Lech Poznań: Zbigniew Zakrzewski w Wokół Bułgarskiej. "Mickey van der Hart? Powinien dostać jeszcze jedną szansę"
O bramkarzu:
Zarząd i trenerzy mają ból głowy, co teraz zrobić. Najłatwiej byłoby po jednym meczu skasować zawodnika. Naszemu bramkarzowi nie tylko w tym meczu przydarzały się klopsy. Pierwsze mecze pokazały, że Lech zaczyna grać zupełnie inną piłkę. Później przyszedł mecz z ŁKS-em i zweryfikował grę nogami holenderskiego bramkarza. Przecież przeciwnicy też oglądają i analizują przeciwnika. Szczególnie pod kątem Kostewycza, który nie zagrał w Warszawie dobrego spotkania. Paweł Wszołek zagrał na prawej pomocy i znacznie utrudniał Ukraińcowi grę. W sprawie bramkarzy trenera czeka ciężka decyzja. Jako napastnicy od większości trenerów dostawaliśmy po kilka szans, żeby się pokazać. Powinno dać mu się jeszcze szansę.

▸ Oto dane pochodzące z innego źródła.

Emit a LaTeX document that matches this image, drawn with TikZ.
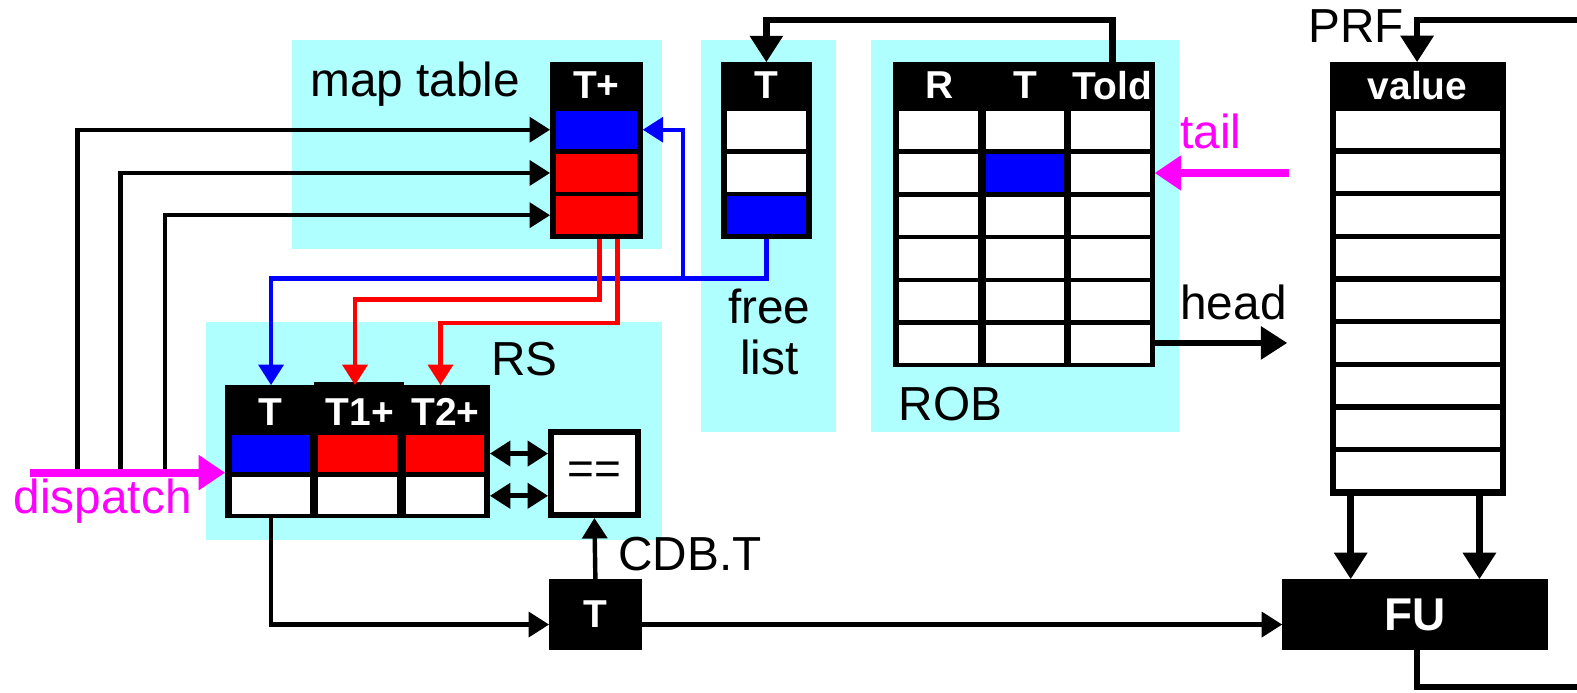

Nie jest jak na razie ostoją z tyłu. Obrońcom też się gra łatwiej, gdy ma za sobą pewnego zawodnika i gdy w newralgicznych momentach wygra nam mecz. Idzie to przecież falowo. Jeśli obrona gra dobrze, to pomocnicy też mogą sobie na więcej pozwolić. Analizowałem tę sytuację ze stratą piłki na połowie przeciwnika. Tam było przyjęcie na pół metra i Muhar był tak zdezorientowany, że chyba myślał, że linia obrony jest tuż za jego plecami. Przy stracie w środku pola człowiek biegnie i ratuje się nawet kartką.